**** Records shown
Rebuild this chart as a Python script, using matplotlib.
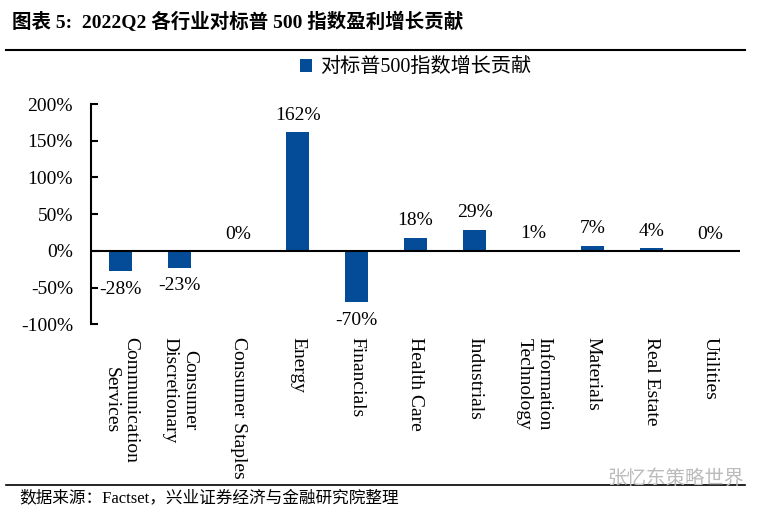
import matplotlib
matplotlib.use("Agg")
import matplotlib.pyplot as plt
import numpy as np

plt.rcParams['font.family'] = ['Liberation Serif', 'Noto Sans CJK SC', 'DejaVu Sans']

sectors = ["Communication\nServices", "Consumer\nDiscretionary", "Consumer Staples",
           "Energy", "Financials", "Health Care", "Industrials",
           "Information\nTechnology", "Materials", "Real Estate", "Utilities"]
contrib = [-28, -23, 0, 162, -70, 18, 29, 1, 7, 4, 0]
yticks = [-100, -50, 0, 50, 100, 150, 200]

title = "图表 5:  2022Q2 各行业对标普 500 指数盈利增长贡献"
legend_label = "对标普500指数增长贡献"
source = "数据来源：Factset，兴业证券经济与金融研究院整理"
bar_color = "#044B98"

fig = plt.figure(figsize=(7.59, 5.13), dpi=100)
ax = fig.add_axes([0.12, 0.368, 0.855, 0.429])

x = np.arange(len(sectors))
bars = ax.bar(x, contrib, width=0.4, color=bar_color, label=legend_label, zorder=2)
ax.axhline(0, color="black", lw=1.5, zorder=3)

for xi, v in zip(x, contrib):
    if v < 0:
        ax.annotate(f"{v}%", (xi, v), xytext=(0, -7), textcoords="offset points",
                    ha="center", va="top", fontsize=14)
    else:
        ax.annotate(f"{v}%", (xi, v), xytext=(0, 6), textcoords="offset points",
                    ha="center", va="bottom", fontsize=14)

ax.set_xlim(-0.5, len(sectors) - 0.5)
ax.set_ylim(-100, 200)
ax.set_yticks(yticks)
ax.set_yticklabels([f"{t}%" for t in yticks], fontsize=14)
ax.set_xticks(x)
ax.set_xticklabels(sectors, rotation=270, fontsize=14, va="top", ha="center",
                   multialignment="center")
ax.tick_params(axis="x", length=0, pad=9)
ax.tick_params(axis="y", direction="in", length=5, width=1.5, pad=13)
for s in ["top", "right", "bottom"]:
    ax.spines[s].set_visible(False)
ax.spines["left"].set_linewidth(1.5)

ax.legend(loc="lower center", bbox_to_anchor=(0.5, 1.04), frameon=False,
          fontsize=14.5, handlelength=0.6, handleheight=0.6, handletextpad=0.4)

fig.text(0.016, 0.958, title, fontsize=14, fontweight="bold", va="center")
fig.add_artist(plt.Line2D([0.008, 0.982], [0.902, 0.902], color="black", lw=1.5))
fig.add_artist(plt.Line2D([0.008, 0.982], [0.055, 0.055], color="black", lw=1.2))
fig.text(0.026, 0.028, source, fontsize=12, va="center")
fig.text(0.80, 0.068, "张忆东策略世界", fontsize=14, color="#BBBBBB", va="center",
         family=["Noto Sans CJK SC"])

fig.savefig("out.png", dpi=100)
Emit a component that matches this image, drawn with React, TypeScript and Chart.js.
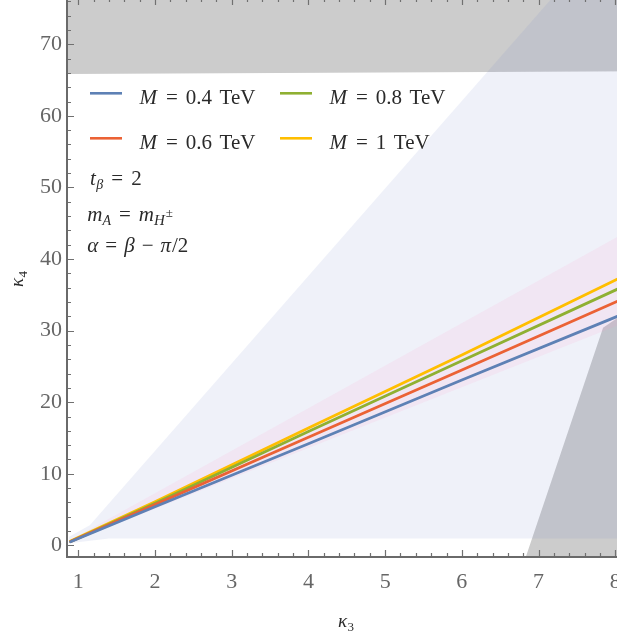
import React, { useEffect, useRef } from "react";
import { Chart, registerables } from "chart.js";
Chart.register(...registerables);

// ---- data ----
const kappa3 = [0.9, 2, 4, 6, 8.05];
const kappa4M04 = [0.5, 5.4, 14.2, 23.1, 32.1];
const kappa4M06 = [0.55, 5.7, 15.1, 24.5, 34.2];
const kappa4M08 = [0.55, 5.9, 15.9, 25.8, 35.9];
const kappa4M10 = [0.6, 6.1, 16.4, 26.6, 37.3];
const massLabels = ["0.4", "0.6", "0.8", "1"];
const lineColors = ["#5E81B5", "#EB6235", "#8FB032", "#FFBE00"];

// excluded region (top band)
const topBandX = [0.8, 8.5, 8.5, 0.8];
const topBandY = [65.85, 66.25, 78, 78];
// excluded region (lower right wedge)
const rightWedgeX = [6.79, 7.84, 8.5, 8.5];
const rightWedgeY = [-3, 30.4, 35.2, -3];
// allowed region (lavender)
const allowedX = [0.88, 0.88, 1.15, 7.22, 8.5, 8.5, 1.4];
const allowedY = [0.3, 1.2, 2.8, 77, 77, 0.95, 0.95];
// band around the curves (pink)
const bandX = [0.9, 8.5, 8.5, 0.9];
const bandY = [0.75, 45.9, 32.7, 0.45];

const xTicks = [1, 2, 3, 4, 5, 6, 7, 8];
const yTicks = [0, 10, 20, 30, 40, 50, 60, 70];

const SERIF = '"Liberation Serif", "Times New Roman", serif';

type Run = { t: string; it?: boolean; sz?: number; dy?: number; gap?: number };
function drawRuns(ctx: CanvasRenderingContext2D, x: number, y: number, runs: Run[], base: number) {
  let cx = x;
  for (const r of runs) {
    cx += r.gap ?? 0;
    ctx.font = `${r.it ? "italic " : ""}${r.sz ?? base}px ${SERIF}`;
    ctx.fillText(r.t, cx, y + (r.dy ?? 0));
    cx += ctx.measureText(r.t).width;
  }
}

const pts = (xs: number[], ys: number[]) => xs.map((x, i) => ({ x, y: ys[i] }));

const framePlugin = {
  id: "frame",
  afterDraw(chart: any) {
    const { ctx, chartArea: a, scales } = chart;
    const xs = scales.x;
    const ys = scales.y;
    ctx.save();
    ctx.strokeStyle = "#707070";
    ctx.lineWidth = 1.2;
    const kx0 = Math.ceil(xs.min / 0.2 - 1e-6);
    const kx1 = Math.floor(xs.max / 0.2 + 1e-6);
    for (let k = kx0; k <= kx1; k++) {
      const px = Math.round(xs.getPixelForValue(k / 5)) + 0.5;
      const len = k % 5 === 0 ? 7 : 4;
      ctx.beginPath();
      ctx.moveTo(px, a.bottom);
      ctx.lineTo(px, a.bottom - len);
      ctx.moveTo(px, a.top);
      ctx.lineTo(px, a.top + len);
      ctx.stroke();
    }
    const ky0 = Math.ceil(ys.min / 2 - 1e-6);
    const ky1 = Math.floor(ys.max / 2 + 1e-6);
    for (let k = ky0; k <= ky1; k++) {
      const py = Math.round(ys.getPixelForValue(k * 2)) + 0.5;
      const len = k % 5 === 0 ? 7 : 4;
      ctx.beginPath();
      ctx.moveTo(a.left, py);
      ctx.lineTo(a.left + len, py);
      ctx.moveTo(a.right, py);
      ctx.lineTo(a.right - len, py);
      ctx.stroke();
    }
    ctx.lineWidth = 2;
    ctx.strokeStyle = "#6a6a6a";
    ctx.strokeRect(a.left, a.top, a.right - a.left, a.bottom - a.top);

    // legend
    const colX = [90, 280];
    const rowY = [95.3, 140.3];
    [0, 1, 2, 3].forEach((si) => {
      const c = si < 2 ? 0 : 1;
      const r = si % 2;
      const lx = colX[c];
      const ly = rowY[r];
      ctx.strokeStyle = lineColors[si];
      ctx.lineWidth = 2.6;
      ctx.beginPath();
      ctx.moveTo(lx, ly);
      ctx.lineTo(lx + 32, ly);
      ctx.stroke();
      ctx.fillStyle = "#2a2a2a";
      ctx.textBaseline = "alphabetic";
      drawRuns(
        ctx,
        lx + 49.5,
        ly + 10.8,
        [
          { t: "M", it: true },
          { t: "=", gap: 9 },
          { t: massLabels[si], gap: 8 },
          { t: "TeV", gap: 7.5 },
        ],
        21
      );
    });

    // annotations
    ctx.fillStyle = "#2a2a2a";
    drawRuns(ctx, 90, 187, [
      { t: "t", it: true },
      { t: "β", it: true, sz: 14, dy: 4, gap: 0.5 },
      { t: "=", gap: 8 },
      { t: "2", gap: 8 },
    ], 21);
    drawRuns(ctx, 87.3, 223, [
      { t: "m", it: true },
      { t: "A", it: true, sz: 14, dy: 4 },
      { t: "=", gap: 8 },
      { t: "m", it: true, gap: 8 },
      { t: "H", it: true, sz: 15, dy: 4 },
      { t: "±", sz: 13, dy: -4, gap: 1 },
    ], 21);
    drawRuns(ctx, 87.3, 253.5, [
      { t: "α", it: true },
      { t: "=", gap: 7 },
      { t: "β", it: true, gap: 7 },
      { t: "−", gap: 7 },
      { t: "π", it: true, gap: 7 },
      { t: "/2", gap: 1 },
    ], 21);

    // axis titles
    ctx.fillStyle = "#2a2a2a";
    drawRuns(ctx, 338, 629, [
      { t: "κ", it: true },
      { t: "3", sz: 13, dy: 4, gap: 0.5 },
    ], 19);
    ctx.translate(23, 289);
    ctx.rotate(-Math.PI / 2);
    drawRuns(ctx, 0, 0, [
      { t: "κ", it: true },
      { t: "4", sz: 13, dy: 4, gap: 0.5 },
    ], 19);
    ctx.restore();
  },
};

export default function App() {
  const ref = useRef<HTMLCanvasElement | null>(null);
  useEffect(() => {
    if (!ref.current) return;
    const region = (xs: number[], ys: number[], color: string, order: number) => ({
      data: pts(xs, ys),
      showLine: true,
      fill: "shape",
      backgroundColor: color,
      borderColor: "transparent",
      borderWidth: 0,
      pointRadius: 0,
      tension: 0,
      order,
    });
    const curve = (ys: number[], i: number) => ({
      data: pts(kappa3, ys),
      showLine: true,
      fill: false,
      borderColor: lineColors[i],
      borderWidth: 2.8,
      borderCapStyle: "round",
      borderJoinStyle: "round",
      pointRadius: 0,
      tension: 0,
      order: 0,
    });
    const chart = new Chart(ref.current, {
      type: "scatter",
      data: {
        datasets: [
          region(topBandX, topBandY, "#cccccc", 4),
          region(rightWedgeX, rightWedgeY, "#cccccc", 3),
          region(allowedX, allowedY, "rgba(110,130,200,0.115)", 2),
          region(bandX, bandY, "rgba(255,150,200,0.12)", 1),
          curve(kappa4M04, 0),
          curve(kappa4M06, 1),
          curve(kappa4M08, 2),
          curve(kappa4M10, 3),
        ] as any,
      },
      options: {
        animation: false,
        responsive: false,
        events: [],
        layout: { padding: 0 },
        plugins: {
          legend: { display: false },
          tooltip: { enabled: false },
          title: { display: false },
        },
        scales: {
          x: {
            type: "linear",
            min: 0.853,
            max: 8.4,
            grid: { display: false, drawTicks: false },
            border: { display: false },
            afterBuildTicks: (s: any) => {
              s.ticks = xTicks.map((v) => ({ value: v }));
            },
            afterFit: (s: any) => {
              s.height = 84;
              s.paddingLeft = 0;
              s.paddingRight = 0;
              s.paddingTop = 0;
              s.paddingBottom = 0;
            },
            ticks: {
              color: "#666666",
              font: { family: SERIF, size: 22 },
              padding: 12,
              maxRotation: 0,
              autoSkip: false,
              callback: (v: any) => String(v),
            },
          },
          y: {
            type: "linear",
            min: -1.62,
            max: 76.46,
            grid: { display: false, drawTicks: false },
            border: { display: false },
            afterBuildTicks: (s: any) => {
              s.ticks = yTicks.map((v) => ({ value: v }));
            },
            afterFit: (s: any) => {
              s.width = 67;
              s.paddingLeft = 0;
              s.paddingRight = 0;
              s.paddingTop = 0;
              s.paddingBottom = 0;
            },
            ticks: {
              color: "#666666",
              font: { family: SERIF, size: 22 },
              padding: 5,
              autoSkip: false,
              callback: (v: any) => String(v),
            },
          },
        },
      } as any,
      plugins: [framePlugin as any],
    });
    return () => chart.destroy();
  }, []);
  return (
    <div style={{ position: "fixed", left: 0, top: -2, width: 646, height: 643, background: "#fff" }}>
      <canvas ref={ref} width={646} height={643} style={{ width: 646, height: 643, display: "block" }} />
    </div>
  );
}
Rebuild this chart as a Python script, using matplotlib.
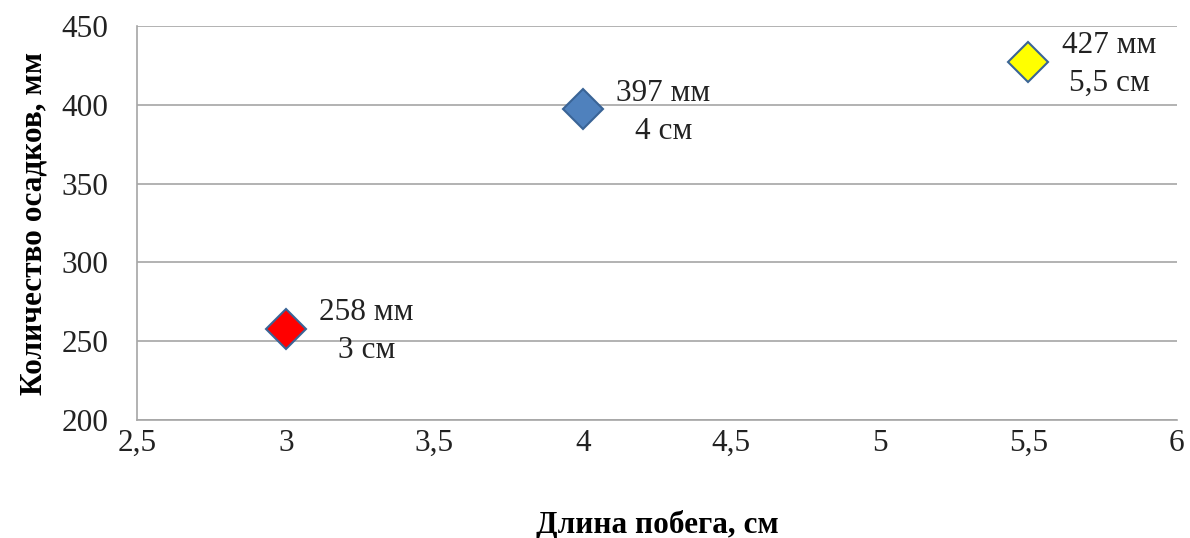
import matplotlib
matplotlib.use("Agg")
import matplotlib.pyplot as plt

# Shoot length (cm) vs. precipitation (mm)
shoot_len = [3, 4, 5.5]
precip = [258, 397, 427]
len_labels = ["3 см", "4 см", "5,5 см"]
point_colors = ["#FF0000", "#4F81BD", "#FFFF00"]
xticks = [2.5, 3, 3.5, 4, 4.5, 5, 5.5, 6]
xtick_labels = ["2,5", "3", "3,5", "4", "4,5", "5", "5,5", "6"]
yticks = [200, 250, 300, 350, 400, 450]

plt.rcParams["font.family"] = ["Liberation Serif", "DejaVu Serif"]

fig = plt.figure(figsize=(11.9, 5.38), dpi=100)
ax = fig.add_axes([0.1155, 0.219, 0.8735, 0.733])

ax.set_xlim(2.5, 6)
ax.set_ylim(200, 450)
ax.set_xticks(xticks)
ax.set_xticklabels(xtick_labels)
ax.set_yticks(yticks)

ax.yaxis.grid(True, color="#A6A6A6", linewidth=1.2)
ax.set_axisbelow(True)
for side in ("top", "right"):
    ax.spines[side].set_visible(False)
for side in ("left", "bottom"):
    ax.spines[side].set_color("#A6A6A6")
    ax.spines[side].set_linewidth(1.2)

ax.tick_params(axis="y", length=0, pad=21, labelsize=22.5, labelcolor="#222222")
ax.tick_params(axis="x", length=0, pad=6, labelsize=22.5, labelcolor="#222222")

for x, y, c, ll in zip(shoot_len, precip, point_colors, len_labels):
    ax.plot([x], [y], marker="D", markersize=20, color=c,
            markeredgecolor="#3A6496", markeredgewidth=1.5,
            linestyle="none", zorder=3)
    ax.annotate(f"{y} мм\n{ll}", xy=(x, y), xytext=(58, -2),
                textcoords="offset points", ha="center", va="center",
                fontsize=22.5, linespacing=1.4, color="#222222")

ax.set_xlabel("Длина побега, см", fontsize=22.5, fontweight="bold", labelpad=38)
ax.set_ylabel("Количество осадков, мм", fontsize=22.5, fontweight="bold", labelpad=9)

fig.savefig("out.png", dpi=100)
********
:: Prompt ::
Retype exactly the lines from the one with "Emit a component" through the one with "Chart.register(...registerables);", both included, and nothing else; leave out the pictures.

:: Exercise output ::
Emit a component that matches this image, drawn with React, TypeScript and Chart.js.
import React, { useEffect, useRef } from "react";
import { Chart, registerables } from "chart.js";
Chart.register(...registerables);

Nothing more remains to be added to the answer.